Une opération présentée comme “technique”, mais aux conséquences explosives
Officiellement, l’opération pilotée par le Secrétariat Général à la Défense s’inscrit dans une logique de transparence et d’efficacité. Elle consiste à suspendre temporairement les soldes de tous les militaires dont la situation administrative ou opérationnelle présente des irrégularités ou nécessite une actualisation, en attendant de vérifications plus poussées.
Le but est d’éliminer les « doublons », les soldats fictifs et les bénéficiaires non légitimes des soldes militaires — une pratique courante dans une armée où la paie a longtemps été gérée sans mécanismes fiables de traçabilité.
Cependant, cette suspension soudaine a été perçue sur le terrain comme une sanction injuste, en particulier pour des militaires engagés activement dans les opérations ou pour les familles de soldats tombés au front. Cela a suscité de nombreuses frustrations, et dans certains cas, une menace de désengagement des troupes, déjà éprouvées psychologiquement.
Le gouverneur militaire de l’Ituri monte au créneau
Dans une déclaration publique, le lieutenant-général Luboya N’Kashama, gouverneur militaire de l’Ituri, a exprimé une colère vive et inhabituelle. Il dénonce une opération menée sans consultation préalable avec la chaîne de commandement provinciale, et qui compromet selon lui le bon déroulement des actions militaires sur le terrain.
« Ce n’est pas le moment de démobiliser nos hommes, ni moralement, ni matériellement. Nos troupes sont en première ligne contre les ADF, les CODECO et d’autres groupes armés. Couper leur solde, même temporairement, revient à saboter notre propre effort de guerre », a-t-il affirmé avec fermeté.

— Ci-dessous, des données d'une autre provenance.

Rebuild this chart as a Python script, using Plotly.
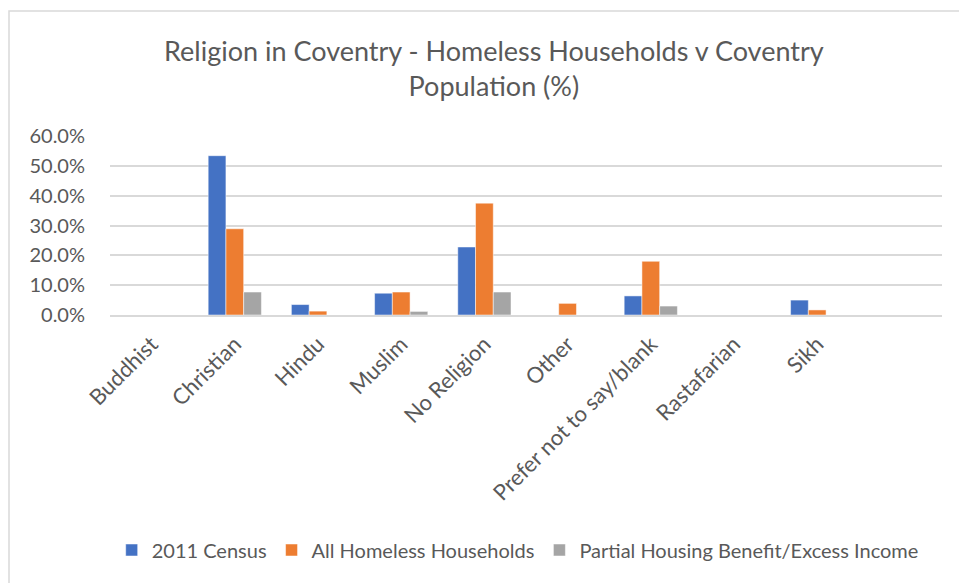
import plotly.graph_objects as go

categories = ["Buddhist", "Christian", "Hindu", "Muslim", "No Religion", "Other",
              "Prefer not to say/blank", "Rastafarian", "Sikh", " "]
census_2011 = [0.0, 53.4, 3.5, 7.3, 22.8, 0.0, 6.4, 0.0, 5.0, None]
all_homeless = [0.0, 28.9, 1.3, 7.7, 37.5, 3.9, 18.0, 0.0, 1.7, None]
partial_hb = [0.0, 7.7, 0.0, 1.2, 7.7, 0.0, 3.0, 0.0, 0.0, None]
y_ticks = [0, 10, 20, 30, 40, 50, 60]
y_ticklabels = ["0.0%", "10.0%", "20.0%", "30.0%", "40.0%", "50.0%", "60.0%"]

FONT = "Lato"
TXT = "#595959"

fig = go.Figure()
series = [("2011 Census", census_2011, "#4472C4"),
          ("All Homeless Households", all_homeless, "#ED7D31"),
          ("Partial Housing Benefit/Excess Income", partial_hb, "#A5A5A5")]
for name, vals, col in series:
    fig.add_trace(go.Bar(x=categories, y=vals, name=name,
                         marker=dict(color=col, line=dict(color="white", width=0.5))))

W, H = 959, 583
L, R, T, B = 110, 17, 136, 268

fig.update_layout(
    width=W, height=H,
    margin=dict(l=L, r=R, t=T, b=B),
    paper_bgcolor="white", plot_bgcolor="white",
    barmode="group", bargap=0.36, bargroupgap=0,
    font=dict(family=FONT, color=TXT, size=16),
    title=dict(text="Religion in Coventry - Homeless Households v Coventry<br>Population (%)",
               x=0.515, xanchor="center", y=1 - 61 / H, yanchor="top",
               font=dict(family=FONT, size=27, color=TXT)),
    legend=dict(orientation="h", x=0.49, xanchor="center", y=-(550 - 315) / (H - T - B),
                yanchor="middle", font=dict(size=20, color=TXT),
                itemwidth=30, traceorder="normal"),
    xaxis=dict(tickangle=-45, showgrid=False, showline=True, linecolor="#D9D9D9", linewidth=1.5,
               tickfont=dict(size=22, color=TXT), ticks="", automargin=False,
               ticklabelstandoff=6),
    yaxis=dict(range=[0, 60], tickvals=y_ticks, ticktext=y_ticklabels,
               showgrid=True, gridcolor="#D9D9D9", gridwidth=1.5, automargin=False,
               zeroline=False, showline=False, ticks="outside", ticklen=20,
               tickcolor="rgba(0,0,0,0)", tickfont=dict(size=20, color=TXT)),
    shapes=[dict(type="rect", xref="paper", yref="paper",
                 x0=(9 - L) / (W - L - R), x1=(W + 20 - L) / (W - L - R),
                 y0=-(H + 20 - (H - B)) / (H - T - B), y1=(H - 11 - B) / (H - T - B),
                 line=dict(color="#D9D9D9", width=1.5), fillcolor="rgba(0,0,0,0)", layer="below")],
)

fig.write_html("out.html")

Le général considère que la centralisation excessive des décisions à Kinshasa, sans tenir compte des réalités du terrain, met en péril l’efficacité opérationnelle de l’armée dans l’Est du pays.
Les soldats entre colère, incompréhension et découragement
Dans les camps militaires de Bunia, Komanda et Djugu, plusieurs militaires ont exprimé leur incompréhension et leur désarroi. Certains assurent avoir continué à participer aux patrouilles et aux offensives, tout en ne percevant plus leur solde depuis plusieurs semaines.

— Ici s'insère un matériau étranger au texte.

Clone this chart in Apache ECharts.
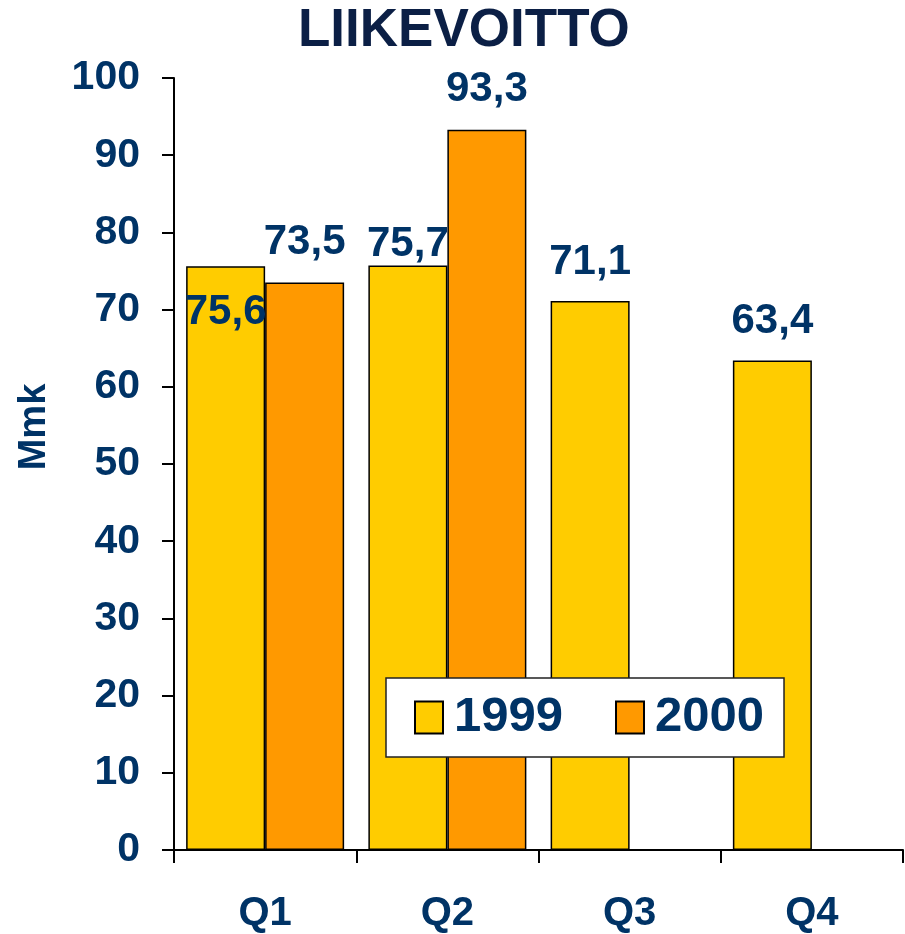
<!DOCTYPE html>
<html>
<head>
<meta charset="utf-8">
<title>LIIKEVOITTO</title>
<script src="https://cdn.jsdelivr.net/npm/echarts@6/dist/echarts.min.js"></script>
<style>
  html, body { margin: 0; padding: 0; background: #fff; }
  #chart { width: 905px; height: 934px; }
</style>
</head>
<body>
<div id="chart"></div>
<script>
var quarters = ['Q1', 'Q2', 'Q3', 'Q4'];
var years = ['1999', '2000'];
var profit1999 = [75.6, 75.7, 71.1, 63.4];
var profit2000 = [73.5, 93.3, null, null];

var navy = '#003366';
var font = '"Liberation Sans", Arial, sans-serif';

// labels were hand placed in the original slide
var labelTweaks = {
    '1999-0': {position: 'insideTop', distance: 25},
    '1999-1': {distance: 0}
};

function fmt(v) {
    return String(v.toFixed(1)).replace('.', ',');
}

function buildData(name, values) {
    return values.map(function (v, i) {
        var item = {value: v};
        var tweak = labelTweaks[name + '-' + i];
        if (tweak) {
            item.label = tweak;
        }
        return item;
    });
}

var chart = echarts.init(document.getElementById('chart'));
var option = {
    backgroundColor: '#fff',
    animation: false,
    textStyle: {fontFamily: font},
    title: {
        text: 'LIIKEVOITTO',
        left: 293, top: 0,
        textStyle: {fontSize: 53, fontWeight: 'bold', color: '#0b1f45', fontFamily: font}
    },
    legend: {
        data: years,
        left: 386, top: 678,
        backgroundColor: '#fff',
        borderColor: '#222', borderWidth: 1.5,
        padding: [15, 20, 15, 28],
        icon: 'rect',
        itemWidth: 28, itemHeight: 32, itemGap: 52,
        textStyle: {fontSize: 49, fontWeight: 'bold', color: navy, fontFamily: font, padding: [0, 0, 0, 6]}
    },
    grid: {left: 174, right: 2, top: 78, bottom: 84},
    xAxis: {
        type: 'category',
        data: quarters,
        axisLine: {lineStyle: {color: '#000', width: 2}},
        axisTick: {show: true, length: 13, lineStyle: {color: '#000', width: 2}},
        axisLabel: {fontSize: 40, fontWeight: 'bold', color: navy, margin: 44, fontFamily: font}
    },
    yAxis: {
        type: 'value',
        min: 0, max: 100, interval: 10,
        name: 'Mmk',
        nameLocation: 'middle',
        nameRotate: 90,
        nameGap: 120,
        nameTextStyle: {fontSize: 38, fontWeight: 'bold', color: navy, fontFamily: font, padding: [0, 0, 0, 74]},
        splitLine: {show: false},
        axisLine: {show: true, lineStyle: {color: '#000', width: 2}},
        axisTick: {show: true, length: 12, lineStyle: {color: '#000', width: 2}},
        axisLabel: {fontSize: 41, fontWeight: 'bold', color: navy, margin: 34, fontFamily: font}
    },
    series: [
        {
            name: years[0], type: 'bar', barWidth: 79, barGap: '0%',
            itemStyle: {color: '#ffcc00', borderColor: '#000', borderWidth: 1.5},
            label: {show: true, position: 'top', distance: 18, fontSize: 42, fontWeight: 'bold', color: navy,
                fontFamily: font, formatter: function (p) { return fmt(p.value); }},
            data: buildData('1999', profit1999)
        },
        {
            name: years[1], type: 'bar', barWidth: 79, barGap: '0%',
            itemStyle: {color: '#ff9900', borderColor: '#000', borderWidth: 1.5},
            label: {show: true, position: 'top', distance: 19, fontSize: 42, fontWeight: 'bold', color: navy,
                fontFamily: font, formatter: function (p) { return fmt(p.value); }},
            data: buildData('2000', profit2000)
        }
    ]
};
chart.setOption(option);
</script>
</body>
</html>
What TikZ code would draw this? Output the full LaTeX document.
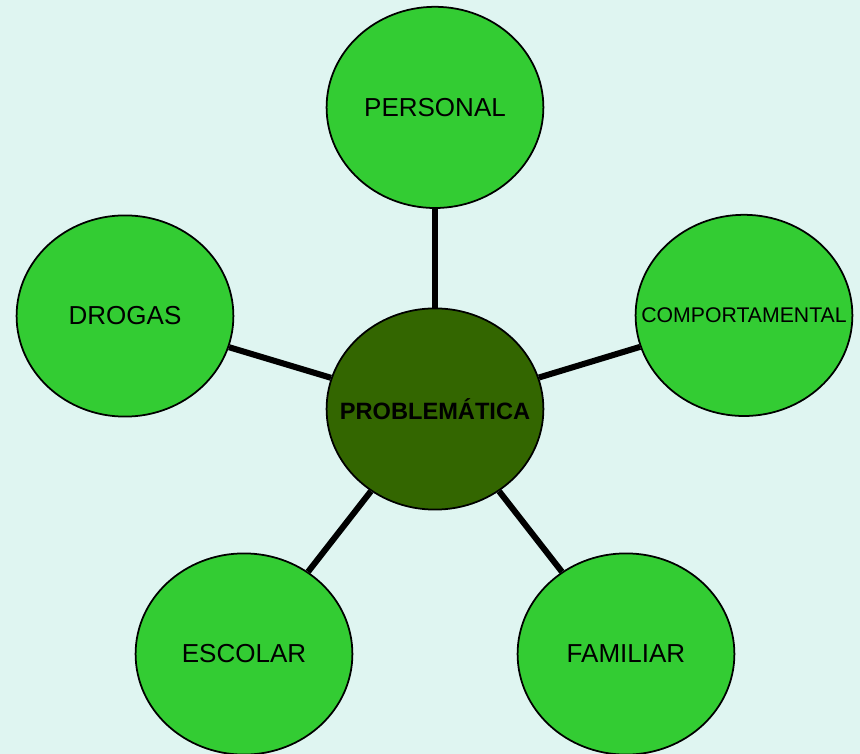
\documentclass[tikz,border=0pt]{standalone}
\usepackage{fontspec}
\setmainfont{Liberation Sans}
\usetikzlibrary{shapes.geometric}
\definecolor{bgmint}{RGB}{223,245,241}
\definecolor{leafgreen}{RGB}{51,204,51}
\definecolor{darkgreen}{RGB}{51,102,0}
\newcommand{\fitlabel}[1]{\makebox[0pt]{#1}}

\begin{document}
\begin{tikzpicture}[
  topic/.style={ellipse, draw=black, line width=1.25pt, fill=leafgreen, minimum width=5.42cm, minimum height=5.03cm, inner sep=0pt},
  link/.style={line width=4.3pt, black}
]
% Background
\fill[bgmint] (-10.875,10.225) rectangle (10.625,-8.625);
\useasboundingbox (-10.875,10.225) rectangle (10.625,-8.625);

% Central node
\node[topic, fill=darkgreen] (core) at (0,0) {\fitlabel{\fontsize{16.8}{20}\selectfont\textbf{PROBLEMÁTICA}}};

% Surrounding topics
\node[topic] (personal) at (0,7.54) {\fitlabel{\fontsize{18.5}{22}\selectfont PERSONAL}};
\node[topic] (comport) at (7.725,2.34) {\fitlabel{\fontsize{15.1}{18}\selectfont COMPORTAMENTAL}};
\node[topic] (drogas) at (-7.75,2.325) {\fitlabel{\fontsize{18.5}{22}\selectfont DROGAS}};
\node[topic] (escolar) at (-4.775,-6.125) {\fitlabel{\fontsize{18.5}{22}\selectfont ESCOLAR}};
\node[topic] (familiar) at (4.775,-6.125) {\fitlabel{\fontsize{18.5}{22}\selectfont FAMILIAR}};

% Links
\draw[link] (core) -- (personal);
\draw[link] (core) -- (comport);
\draw[link] (core) -- (drogas);
\draw[link] (core) -- (escolar);
\draw[link] (core) -- (familiar);
\end{tikzpicture}
\end{document}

« Je suis au front depuis six mois. Ma famille vit à Kisangani et dépend de mon salaire. Aujourd’hui, je ne peux plus leur envoyer de l’argent, et personne ne m’explique pourquoi », confie sous anonymat un sous-officier affecté au nord de l’Ituri.
D’autres témoignages révèlent une inquiétude croissante chez les ayants droit des militaires tombés au combat, notamment des veuves et des orphelins, qui se retrouvent privés du soutien financier auquel ils ont droit.
Un besoin de réforme… mais pas à n’importe quel prix
Si la nécessité d’un nettoyage administratif des effectifs militaires ne fait pas débat même parmi les officiers de terrain , la forme et le timing de l’opération posent problème. Elle intervient en effet dans une période où les FARDC sont engagées sur plusieurs fronts en Ituri, au Nord-Kivu et dans le Haut-Uélé, dans une guerre asymétrique éprouvante et coûteuse.
Des experts militaires indépendants appellent à une réforme progressive, fondée sur une base de données biométrique, une modernisation du système de paie, et surtout une communication renforcée avec les états-majors locaux.
Conclusion : Une réforme nécessaire, mais mal gérée ?
La réaction indignée du gouverneur militaire de l’Ituri révèle un malaise plus large au sein de l’armée congolaise, entre la volonté de modernisation venue de Kinshasa, et les impératifs opérationnels dictés par la guerre dans l’Est.
Sans coordination étroite entre le pouvoir central et les acteurs du terrain, les initiatives, même justifiées, risquent de fragiliser davantage une armée en quête de cohésion et de légitimité. Le cas de l’Ituri pourrait ainsi devenir un symbole d’une réforme militaire mal pilotée, ou, au contraire, un signal d’alarme utile pour ajuster la méthode avant qu’il ne soit trop tard.